Three years later, students will soon be able to take on the roles of the games’ four characters — an explorer, scientist, navigator and guardian — to explore The Stardust Mystery and talk with the game’s expert avatars, depictions of real-life scientists who can “hear” and respond to hundreds of spoken questions. Albert Einstein is there, as well as Georges Lemaître, the originator of the Big Bang Theory, and little-known astronomer Henrietta Swan Leavitt, who discovered how to measure the distance between stars and galaxies for the first time.

“She was so obscure they tried to nominate her for a Nobel Prize three years after she had died,” Solomon said.

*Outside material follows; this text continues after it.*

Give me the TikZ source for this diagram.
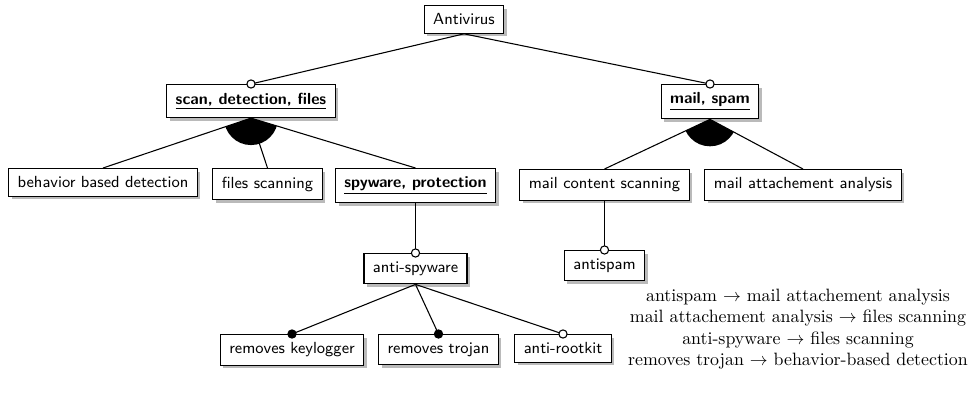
\documentclass[tikz,border=0pt]{standalone}
\usetikzlibrary{calc,shadows}
\begin{document}
\begin{tikzpicture}[x=0.56pt,y=-0.56pt,
  feat/.style={draw, fill=white, font=\sffamily\small, inner xsep=5pt, inner ysep=4.6pt, anchor=north, line width=0.6pt,
    drop shadow={shadow xshift=1.7pt, shadow yshift=-1.7pt, fill=black!27, opacity=1}},
  link/.style={line width=0.6pt},
  opt/.style={draw, fill=white, line width=0.6pt},
  mand/.style={draw, fill=black, line width=0.6pt},
  constr/.style={align=center, font=\normalsize}]
\useasboundingbox (0,0) rectangle (975,397);
% nodes
\node[feat] (av) at (464,5) {Antivirus};
\node[feat] (scan) at (251,84) {\underline{\textbf{scan, detection, files}}};
\node[feat] (mail) at (710,84) {\underline{\textbf{mail, spam}}};
\node[feat] (beh) at (103,168) {behavior based detection};
\node[feat] (fs) at (267.5,168) {files scanning};
\node[feat] (spy) at (415.5,168) {\underline{\textbf{spyware, protection}}};
\node[feat] (mcs) at (604.5,169) {mail content scanning};
\node[feat] (maa) at (803,169) {mail attachement analysis};
\node[feat] (asp) at (604.5,250) {antispam};
\node[feat] (asw) at (415.5,253) {anti-spyware};
\node[feat] (kl) at (292,334) {removes keylogger};
\node[feat] (tr) at (438.5,334) {removes trojan};
\node[feat] (rk) at (563,334) {anti-rootkit};
% alternative groups (filled sectors)
\begin{scope}
  \clip (scan.south) -- ($(scan.south)!3!(beh.north)$) -- ($(scan.south)!3!(spy.north)$) -- cycle;
  \fill (scan.south) circle [radius=15.1pt];
\end{scope}
\begin{scope}
  \clip (mail.south) -- ($(mail.south)!3!(mcs.north)$) -- ($(mail.south)!3!(maa.north)$) -- cycle;
  \fill (mail.south) circle [radius=15.1pt];
\end{scope}
% edges
\draw[link] (av.south) -- (scan.north);
\draw[link] (av.south) -- (mail.north);
\draw[link] (scan.south) -- (beh.north);
\draw[link] (scan.south) -- (fs.north);
\draw[link] (scan.south) -- (spy.north);
\draw[link] (mail.south) -- (mcs.north);
\draw[link] (mail.south) -- (maa.north);
\draw[link] (spy.south) -- (asw.north);
\draw[link] (mcs.south) -- (asp.north);
\draw[link] (asw.south) -- (kl.north);
\draw[link] (asw.south) -- (tr.north);
\draw[link] (asw.south) -- (rk.north);
% decorations
\draw[opt] (scan.north) circle [radius=2.3pt];
\draw[opt] (mail.north) circle [radius=2.3pt];
\draw[opt] (asw.north) circle [radius=2.3pt];
\draw[opt] (asp.north) circle [radius=2.3pt];
\draw[mand] (kl.north) circle [radius=2.3pt];
\draw[mand] (tr.north) circle [radius=2.3pt];
\draw[opt] (rk.north) circle [radius=2.3pt];
% constraints
\node[constr] (cons) at (798,329) {antispam $\rightarrow$ mail attachement analysis\\
mail attachement analysis $\rightarrow$ files scanning\\
anti-spyware $\rightarrow$ files scanning\\
removes trojan $\rightarrow$ behavior-based detection};
\end{tikzpicture}
\end{document}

He named his company TheBeamer LLC after the game’s space- and time-travel machine, the Beamer. Players can catch a glimpse of it while they play by tilting their “heads” up to the sky, where it’s floating above them.

The game is already being tested by students in the West Hartford School District, who will receive the finished game for free from Beamer. In December, it won the "Kids Vote Award" at the 2016 U.S. Department of Education's Ed Games Expo. And last weekend, The Stardust Mystery displayed at the Boston Festival of Indie Games, where staff joked they would have to draw straws for the honor of wearing an inflatable T-Rex costume.

On Thursday, they’ll show the game one more time in Baltimore for a meeting of the National Science Teachers Association.

But, the group cautioned at a recent staff meeting, it’s still very much a work in progress. As a few Beamer employees worked on a complicated security problem — how to keep pornography out of the program’s artificial intelligence features — others noted simpler issues, like the fact that the dinosaurs on the screen were missing their shadows.

But for a moment, the designer at the controls was just strolling around the sandy landscape. He took selfies with a T-Rex, tried to ride on the back of a pterosaur and tossed a horseshoe crab next to a tree.

In that particular scene, the player is supposed to aim for water to help the arthropods survive the impending asteroid strike that wiped out dinosaurs 66 million years ago.

But sometimes, even the game’s creators get caught up in the fun of The Stardust Mystery, said art director Bhavin Patel.

“We have far too much joy in just throwing the crabs,” he said.